▶ [WHAT THE EXERCISE ASKS] Nothing after the line with "4.194, 2.782, 4.409]];" belongs in the copy; extract the lines below from the top through that line, pictures left out.

* * * *

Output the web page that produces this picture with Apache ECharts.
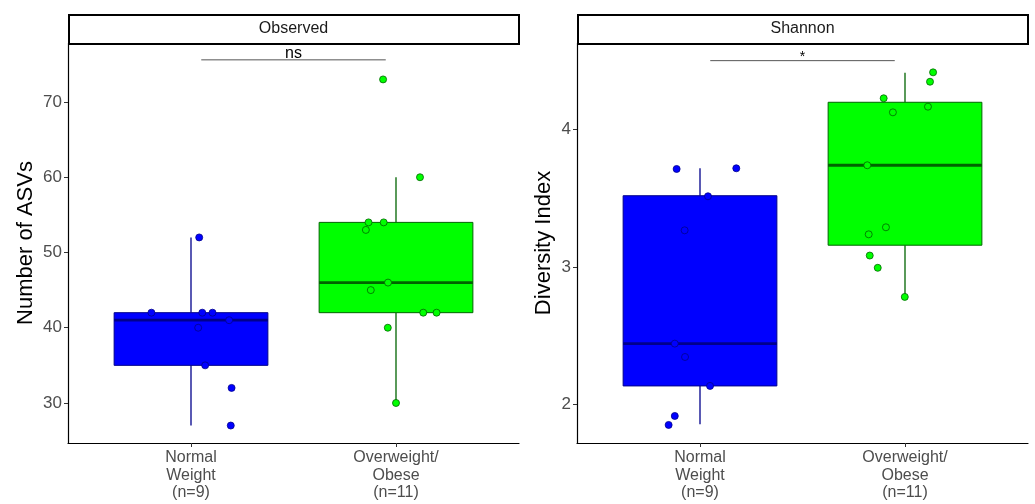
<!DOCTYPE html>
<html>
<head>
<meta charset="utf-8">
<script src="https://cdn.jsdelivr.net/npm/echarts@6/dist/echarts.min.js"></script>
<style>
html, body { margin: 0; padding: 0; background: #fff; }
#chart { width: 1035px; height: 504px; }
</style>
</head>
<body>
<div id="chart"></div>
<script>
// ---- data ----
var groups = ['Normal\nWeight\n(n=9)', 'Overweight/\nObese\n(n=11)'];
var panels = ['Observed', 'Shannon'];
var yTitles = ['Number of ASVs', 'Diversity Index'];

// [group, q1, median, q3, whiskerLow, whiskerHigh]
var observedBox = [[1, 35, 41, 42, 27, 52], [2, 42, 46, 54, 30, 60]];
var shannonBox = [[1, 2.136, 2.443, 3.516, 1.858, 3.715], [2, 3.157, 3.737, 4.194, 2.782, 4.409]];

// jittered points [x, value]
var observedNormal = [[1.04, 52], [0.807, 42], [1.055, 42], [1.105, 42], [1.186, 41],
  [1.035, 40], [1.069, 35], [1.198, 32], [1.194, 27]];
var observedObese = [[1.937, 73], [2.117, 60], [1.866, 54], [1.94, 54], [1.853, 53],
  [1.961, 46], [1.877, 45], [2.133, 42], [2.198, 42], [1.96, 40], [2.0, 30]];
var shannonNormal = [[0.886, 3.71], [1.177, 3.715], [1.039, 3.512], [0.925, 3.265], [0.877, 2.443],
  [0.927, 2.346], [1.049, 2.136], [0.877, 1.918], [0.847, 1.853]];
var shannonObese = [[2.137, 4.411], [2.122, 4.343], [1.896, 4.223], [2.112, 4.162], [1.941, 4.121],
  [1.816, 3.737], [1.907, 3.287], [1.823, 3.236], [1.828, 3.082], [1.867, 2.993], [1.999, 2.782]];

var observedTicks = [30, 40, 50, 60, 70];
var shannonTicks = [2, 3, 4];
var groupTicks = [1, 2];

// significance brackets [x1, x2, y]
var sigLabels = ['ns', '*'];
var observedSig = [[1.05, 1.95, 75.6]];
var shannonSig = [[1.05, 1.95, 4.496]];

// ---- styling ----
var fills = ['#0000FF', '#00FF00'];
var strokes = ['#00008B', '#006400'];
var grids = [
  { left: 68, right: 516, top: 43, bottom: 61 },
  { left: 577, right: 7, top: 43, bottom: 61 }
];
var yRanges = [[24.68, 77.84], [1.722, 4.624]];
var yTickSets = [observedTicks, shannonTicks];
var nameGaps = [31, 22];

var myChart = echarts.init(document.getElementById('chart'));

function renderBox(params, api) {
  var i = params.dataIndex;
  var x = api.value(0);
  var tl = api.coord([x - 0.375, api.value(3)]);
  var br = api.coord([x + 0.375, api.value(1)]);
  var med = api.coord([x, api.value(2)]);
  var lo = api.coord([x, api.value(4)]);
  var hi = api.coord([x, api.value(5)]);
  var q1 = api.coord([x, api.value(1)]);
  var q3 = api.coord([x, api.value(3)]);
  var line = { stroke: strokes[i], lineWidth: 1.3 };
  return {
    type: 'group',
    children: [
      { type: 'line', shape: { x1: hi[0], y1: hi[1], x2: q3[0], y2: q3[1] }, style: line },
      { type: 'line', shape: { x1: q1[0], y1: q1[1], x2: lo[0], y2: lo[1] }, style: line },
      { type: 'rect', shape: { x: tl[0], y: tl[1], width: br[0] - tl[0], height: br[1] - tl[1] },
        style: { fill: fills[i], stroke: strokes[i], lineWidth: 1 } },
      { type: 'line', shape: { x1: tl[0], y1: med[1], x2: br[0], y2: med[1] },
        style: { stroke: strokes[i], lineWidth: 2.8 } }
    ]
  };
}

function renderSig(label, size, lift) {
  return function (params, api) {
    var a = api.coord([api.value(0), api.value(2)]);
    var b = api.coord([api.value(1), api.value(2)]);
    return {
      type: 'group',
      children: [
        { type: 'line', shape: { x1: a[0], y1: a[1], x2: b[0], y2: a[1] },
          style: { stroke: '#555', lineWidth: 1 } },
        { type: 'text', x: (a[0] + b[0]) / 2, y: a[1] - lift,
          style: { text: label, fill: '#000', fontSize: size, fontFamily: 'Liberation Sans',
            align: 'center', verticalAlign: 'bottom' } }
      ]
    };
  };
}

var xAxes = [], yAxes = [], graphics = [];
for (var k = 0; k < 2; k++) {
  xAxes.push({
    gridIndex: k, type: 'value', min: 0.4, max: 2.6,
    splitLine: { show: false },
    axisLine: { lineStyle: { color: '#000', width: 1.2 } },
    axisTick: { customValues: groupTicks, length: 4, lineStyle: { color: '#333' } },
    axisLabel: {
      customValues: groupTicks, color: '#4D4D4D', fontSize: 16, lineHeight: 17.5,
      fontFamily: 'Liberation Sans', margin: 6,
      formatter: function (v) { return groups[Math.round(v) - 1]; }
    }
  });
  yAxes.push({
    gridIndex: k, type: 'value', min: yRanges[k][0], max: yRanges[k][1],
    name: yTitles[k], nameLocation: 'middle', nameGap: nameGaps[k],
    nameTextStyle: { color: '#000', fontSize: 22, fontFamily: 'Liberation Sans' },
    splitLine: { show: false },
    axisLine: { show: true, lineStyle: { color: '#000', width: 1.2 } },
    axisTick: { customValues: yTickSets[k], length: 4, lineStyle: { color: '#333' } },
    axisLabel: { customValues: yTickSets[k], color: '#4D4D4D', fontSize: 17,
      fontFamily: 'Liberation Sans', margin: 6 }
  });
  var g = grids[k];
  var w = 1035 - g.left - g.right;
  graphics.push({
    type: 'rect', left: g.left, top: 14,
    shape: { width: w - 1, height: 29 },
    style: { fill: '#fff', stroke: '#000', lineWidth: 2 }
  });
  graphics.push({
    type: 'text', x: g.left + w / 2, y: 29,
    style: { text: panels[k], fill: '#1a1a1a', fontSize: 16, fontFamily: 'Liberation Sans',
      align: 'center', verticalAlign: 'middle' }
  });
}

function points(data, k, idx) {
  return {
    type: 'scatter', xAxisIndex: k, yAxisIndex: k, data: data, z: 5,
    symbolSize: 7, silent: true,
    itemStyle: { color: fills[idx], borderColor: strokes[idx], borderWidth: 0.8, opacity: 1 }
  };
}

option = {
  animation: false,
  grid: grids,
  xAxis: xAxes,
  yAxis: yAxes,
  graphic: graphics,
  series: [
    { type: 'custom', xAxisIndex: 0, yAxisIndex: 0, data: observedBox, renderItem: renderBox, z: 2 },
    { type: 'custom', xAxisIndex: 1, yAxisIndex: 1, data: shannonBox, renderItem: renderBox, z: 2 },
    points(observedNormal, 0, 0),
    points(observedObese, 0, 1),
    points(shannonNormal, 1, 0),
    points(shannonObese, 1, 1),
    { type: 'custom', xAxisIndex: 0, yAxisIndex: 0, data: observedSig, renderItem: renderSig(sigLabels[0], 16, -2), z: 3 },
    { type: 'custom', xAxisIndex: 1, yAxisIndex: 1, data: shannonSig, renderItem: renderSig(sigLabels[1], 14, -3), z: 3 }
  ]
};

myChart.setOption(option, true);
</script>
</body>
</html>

* * * *

▶ [FULL SOLUTION]
Output the web page that produces this picture with Apache ECharts.
<!DOCTYPE html>
<html>
<head>
<meta charset="utf-8">
<script src="https://cdn.jsdelivr.net/npm/echarts@6/dist/echarts.min.js"></script>
<style>
html, body { margin: 0; padding: 0; background: #fff; }
#chart { width: 1035px; height: 504px; }
</style>
</head>
<body>
<div id="chart"></div>
<script>
// ---- data ----
var groups = ['Normal\nWeight\n(n=9)', 'Overweight/\nObese\n(n=11)'];
var panels = ['Observed', 'Shannon'];
var yTitles = ['Number of ASVs', 'Diversity Index'];

// [group, q1, median, q3, whiskerLow, whiskerHigh]
var observedBox = [[1, 35, 41, 42, 27, 52], [2, 42, 46, 54, 30, 60]];
var shannonBox = [[1, 2.136, 2.443, 3.516, 1.858, 3.715], [2, 3.157, 3.737, 4.194, 2.782, 4.409]];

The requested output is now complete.